City Bridge Foundation and Responsible Finance are splitting £600,000 between three ethical lenders to bolster the amount of money they can lend to financially excluded customers

Dom J/Pexels

Dom J/Pexels

Three community lenders have just received £200,000 each to help Londoners avoid turning to high-cost credit and illegal lenders.

City Bridge Foundation, London’s largest independent charitable funder, is working alongside Responsible Finance to provide £600,000 to Salad Money, Fair Finance and Fair For You.

The money, split between the ‘community development finance institutions’ (CDFIs),  will lever in more than £4.2m in other investment, enabling the companies to lend up to £10m to between 10,000 and 13,000 Londoners.

“Often low-income households don’t have access to an arranged overdraft or a credit card; in the absence of savings this leaves them highly vulnerable to a financial shock,” Responsible Finance CEO Theodora Hadjimichael said.

“A small loan which they can repay over a few months can be their only way to buy a large item like a fridge or pay a one-off cost like a car repair.”

Last year there was a one-third year-on-year increase in the sector’s lending, and the three companies made loans of £4.1m to more than 8,000 people in London, saving customers an average of £308 in interest.

The companies help people who are typically excluded from accessing mainstream credit, which results in them having to turn to high-cost and payday loans.

Salad Money is an open banking-powered fintech for good providing affordable lending to key workers across the UK.

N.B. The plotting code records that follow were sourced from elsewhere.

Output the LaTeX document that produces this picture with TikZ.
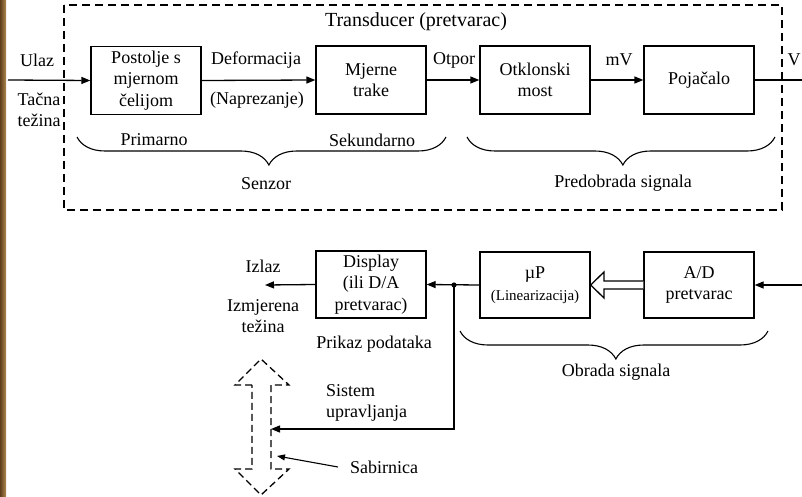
\documentclass[tikz,border=0pt]{standalone}
\usepackage{fontspec}
\setmainfont{Liberation Serif}
\usetikzlibrary{arrows.meta,decorations.pathreplacing}

\tikzset{
  blk/.style={draw, line width=1.3pt, minimum width=110pt, minimum height=68pt,
              inner sep=0pt, align=center, font=\fontsize{18}{21.5}\selectfont},
  lbl/.style={inner sep=0pt, align=center, font=\fontsize{18}{21}\selectfont},
  wire/.style={line width=1.3pt},
  arr/.style={wire, -{Triangle[length=9pt,width=7pt]}},
  brc/.style={line width=1.1pt, decorate,
              decoration={brace, mirror, amplitude=28pt}},
}

\begin{document}
\begin{tikzpicture}[x=1pt, y=-1pt]
  \useasboundingbox (0,0) rectangle (802,497);
  \fill[white] (0,0) rectangle (802,497);
  % scanned page edge on the left
  \shade[left color={rgb,255:red,95;green,62;blue,28}, right color={rgb,255:red,175;green,135;blue,80}]
        (0,0) rectangle (6,497);

  % transducer frame
  \draw[line width=1.3pt, dash pattern=on 8pt off 5pt] (64,5) rectangle (782,210);
  \node[lbl, font=\fontsize{20}{22}\selectfont] (title) at (416,22) {Transducer (pretvarac)};

  % upper chain
  \node[blk] (post) at (146,80.5) {Postolje s\\mjernom\\čelijom};
  \node[blk] (traka) at (371,80) {Mjerne\\trake};
  \node[blk] (most) at (535,80) {Otklonski\\most};
  \node[blk] (poj) at (699,80) {Pojačalo};
  \coordinate (in) at (8,80);
  \coordinate (out) at (802,80);

  \draw[arr] (in) -- (post.west);
  \draw[arr] (post.east) -- (traka.west);
  \draw[arr] (traka.east) -- (most.west);
  \draw[arr] (most.east) -- (poj.west);
  \draw[wire] (poj.east) -- (out);

  \node[lbl] (ulaz) at (37,60) {Ulaz};
  \node[lbl] (tacna) at (39,110) {Tačna\\težina};
  \node[lbl] (def) at (256,60) {Deformacija};
  \node[lbl] (napr) at (257,100) {(Naprezanje)};
  \node[lbl] (otpor) at (454,60) {Otpor};
  \node[lbl] (mv) at (619,60) {mV};
  \node[lbl] (v) at (794,60) {V};

  % braces of the upper chain
  \draw[brc, decoration={aspect=0.52}] (77,137) -- (446,137);
  \draw[brc, decoration={aspect=0.506}] (467,137) -- (775,137);
  \node[lbl] (prim) at (154,140) {Primarno};
  \node[lbl] (sek) at (372,140) {Sekundarno};
  \node[lbl] (senz) at (266,184) {Senzor};
  \node[lbl] (pred) at (623,183) {Predobrada signala};

  % lower chain
  \node[blk, minimum height=67pt] (disp) at (371,284.5) {Display\\(ili D/A\\pretvarac)};
  \node[blk, minimum height=66pt] (mup) at (535,285)
       {µP\\[1pt]{\fontsize{15}{17}\selectfont (Linearizacija)}};
  \node[blk, minimum height=66pt] (ad) at (699,285) {A/D\\pretvarac};
  \coordinate (adin) at (802,285);
  \coordinate (izl) at (265,285);
  \coordinate (jn) at (454,285);
  \coordinate (bend) at (454,429);
  \coordinate (busr) at (271,429);

  \draw[arr] (adin) -- (ad.east);
  % wide hollow arrow A/D -> uP
  \draw[wire, fill=white, line join=miter]
       (ad.west |- 0,281) -- (604,281) -- (604,272) -- (mup.east) -- (604,298)
       -- (604,289) -- (ad.west |- 0,289);
  \draw[arr] (mup.west) -- (disp.east);
  \fill (jn) circle (2.6pt);
  \draw[arr] (disp.west) -- (izl);
  \draw[arr] (jn) -- (bend) -- (busr);

  \node[lbl] (izlaz) at (263,266) {Izlaz};
  \node[lbl] (izmj) at (263,316) {Izmjerena\\težina};
  \node[lbl] (prikaz) at (374,344) {Prikaz podataka};
  \draw[brc, decoration={aspect=0.506}] (460,331) -- (768,331);
  \node[lbl] (obrada) at (616,372) {Obrada signala};
  \node[lbl, align=left, anchor=west] (sist) at (326,403) {Sistem\\upravljanja};

  % dashed bus arrow
  \draw[line width=1.3pt, dash pattern=on 7pt off 4pt, line join=miter]
       (252,385) -- (235,385) -- (261,359) -- (289,385) -- (271,385) -- (271,469)
       -- (289,469) -- (261,495) -- (235,469) -- (252,469) -- cycle;
  \node[lbl, anchor=west] (sab) at (350,467) {Sabirnica};
  \coordinate (bust) at (277,456);
  \draw[line width=1.1pt, -{Triangle[length=8pt,width=6pt]}]
       ([xshift=-12pt]sab.west) -- (bust);
\end{tikzpicture}
\end{document}
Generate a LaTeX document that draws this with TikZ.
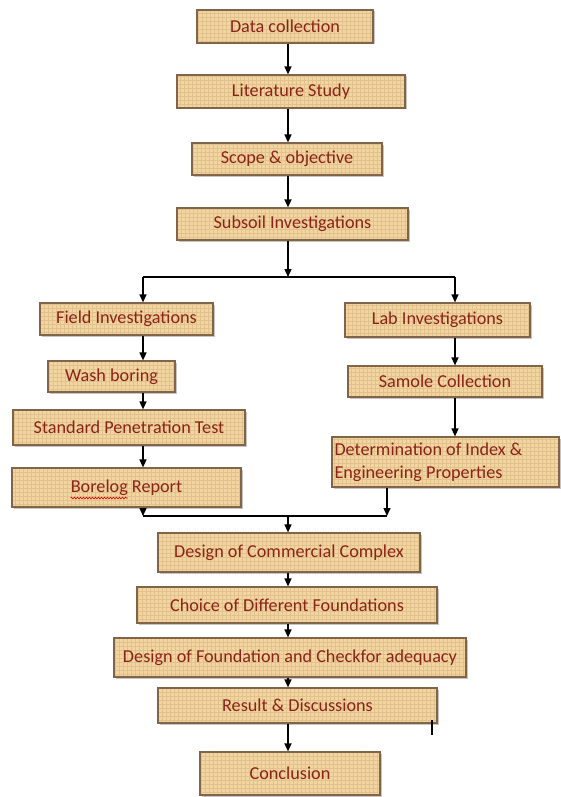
\documentclass[tikz,border=0pt]{standalone}
\usepackage{fontspec}
\setmainfont{Carlito}
\usetikzlibrary{arrows.meta,shadows,decorations.pathmorphing,calc}
\definecolor{boxfill}{RGB}{242,213,160}
\definecolor{boxline}{RGB}{130,100,72}
\definecolor{gridc}{RGB}{226,194,140}
\definecolor{txt}{RGB}{140,35,25}
\begin{document}
\begin{tikzpicture}[x=1pt,y=-1pt,
  box/.style={draw=boxline, line width=1.2pt, fill=boxfill, inner sep=0pt, text=txt,
    font=\fontsize{18.2}{23}\selectfont,
    drop shadow={shadow xshift=1.5pt,shadow yshift=-1.5pt,fill=black!50,opacity=0.45},
    path picture={\draw[gridc, line width=0.3pt, step=4pt] (path picture bounding box.south west) grid (path picture bounding box.north east);}},
  arr/.style={-{Triangle[length=8pt,width=7pt]}, line width=1.4pt, black},
  ln/.style={line width=1.4pt, black}]
\fill[white] (0,0) rectangle (561,797);
\useasboundingbox (0,0) rectangle (561,797);

% main column
\node[box, minimum width=176pt, minimum height=33pt] (dc) at (285,26.5) {Data collection};
\node[box, minimum width=228pt, minimum height=33pt] (lit) at (291,91.5) {Literature Study};
\node[box, minimum width=190pt, minimum height=32pt] (scope) at (287,159) {Scope \& objective};
\node[box, minimum width=231pt, minimum height=32pt] (sub) at (292.5,224) {Subsoil Investigations};

% left column
\node[box, minimum width=173pt, minimum height=32pt] (field) at (126.5,319) {Field Investigations};
\node[box, minimum width=127pt, minimum height=31pt] (wash) at (111.5,376.5) {Wash boring};
\node[box, minimum width=232pt, minimum height=35pt] (spt) at (129,427.5) {Standard Penetration Test};
\node[box, minimum width=229pt, minimum height=39pt] (bore) at (126.5,487.5) {Borelog Report};

% right column
\node[box, minimum width=185pt, minimum height=34pt] (lab) at (437.5,320) {Lab Investigations};
\node[box, minimum width=194pt, minimum height=31pt] (sample) at (445,381.5) {Samole Collection};
\node[box, minimum width=227pt, minimum height=50pt, text width=222pt, align=flush left] (det) at (445.5,462) {Determination of Index \&\\Engineering Properties};

% lower column
\node[box, minimum width=262pt, minimum height=39pt] (dcc) at (289,552.5) {Design of Commercial Complex};
\node[box, minimum width=300pt, minimum height=36pt] (choice) at (287,605) {Choice of Different Foundations};
\node[box, minimum width=352pt, minimum height=39pt] (dfc) at (290,657.5) {Design of Foundation and Checkfor adequacy};
\node[box, minimum width=279pt, minimum height=35pt] (res) at (297.5,705.5) {Result \& Discussions};
\node[box, minimum width=180pt, minimum height=43pt] (conc) at (290,773.5) {Conclusion};

% helper coordinates
\coordinate (mx) at (288,0);
\coordinate (sl) at (143,277);
\coordinate (sr) at (455,277);
\coordinate (ml) at (143,516);
\coordinate (mr) at (387,516);

% connectors
\draw[arr] (dc.south -| mx) -- (lit.north -| mx);
\draw[arr] (lit.south -| mx) -- (scope.north -| mx);
\draw[arr] (scope.south -| mx) -- (sub.north -| mx);
\draw[arr] (sub.south -| mx) -- (mx |- sl);
\draw[ln] (sl) -- (sr);
\draw[arr] (sl) -- (field.north -| sl);
\draw[arr] (sr) -- (lab.north -| sr);

\draw[arr] (field.south -| sl) -- (wash.north -| sl);
\draw[arr] (wash.south -| sl) -- (spt.north -| sl);
\draw[arr] (spt.south -| sl) -- (bore.north -| sl);
\draw[arr] (bore.south -| ml) -- (ml);

\draw[arr] (lab.south -| sr) -- (sample.north -| sr);
\draw[arr] (sample.south -| sr) -- (det.north -| sr);
\draw[arr] (det.south -| mr) -- (mr);

\draw[ln] (ml) -- (mr);
\draw[arr] (mx |- ml) -- (dcc.north -| mx);
\draw[arr] (dcc.south -| mx) -- (choice.north -| mx);
\draw[arr] (choice.south -| mx) -- (dfc.north -| mx);
\draw[arr] (dfc.south -| mx) -- (res.north -| mx);
\draw[arr] (res.south -| mx) -- (conc.north -| mx);

% spell-check squiggle under "Borelog"
\draw[red!85!black, line width=0.6pt, decorate, decoration={snake, amplitude=0.9pt, segment length=3pt}]
  ($(bore.center)+(-56,10.5)$) -- ($(bore.center)+(1,10.5)$);

% text cursor mark
\draw[line width=2.2pt, black] (432,720) -- (432,735);
\end{tikzpicture}
\end{document}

Fair Finance provides personal loans of up to £3,000 and debt advice to over-indebted people in London, and Fair For You is an ethical lender, helping financially excluded families and more than 80,000 customers since 2015.

According to Hadjimichael, the funding will enable the CDFIs to reach almost twice as many Londoners as they can currently.

“It’s tremendous news for Londoners who need and can afford to repay credit but don't have enough fair options available,” Hadjimichael said.

“Without CDFIs they are locked out of access to finance and risk turning to providers who don’t prioritise their wellbeing.”

Nearly 40 per cent of Londoners are currently in ‘financially vulnerable circumstances’, as defined by financial inclusion organisation Fair4AllFinance, which also says that more than three million people in the UK have borrowed from an illegal money lender in the last three years.

“In the current difficult economic climate, many people face a real struggle just to cover day-to-day costs, and one-off purchases like replacing a broken fridge can push them into the trap of high-interest loans, or worse still, illegal lenders,” City Bridge Foundation grants committee chairman Paul Martinelli said.

“We’re delighted to be able to support a programme which will enable three responsible lenders to open up access to affordable credit to thousands more Londoners, making a real difference to their lives.”

Martinelli added that he hopes the initiative will “provide a blueprint” which can replicated both across London and the country.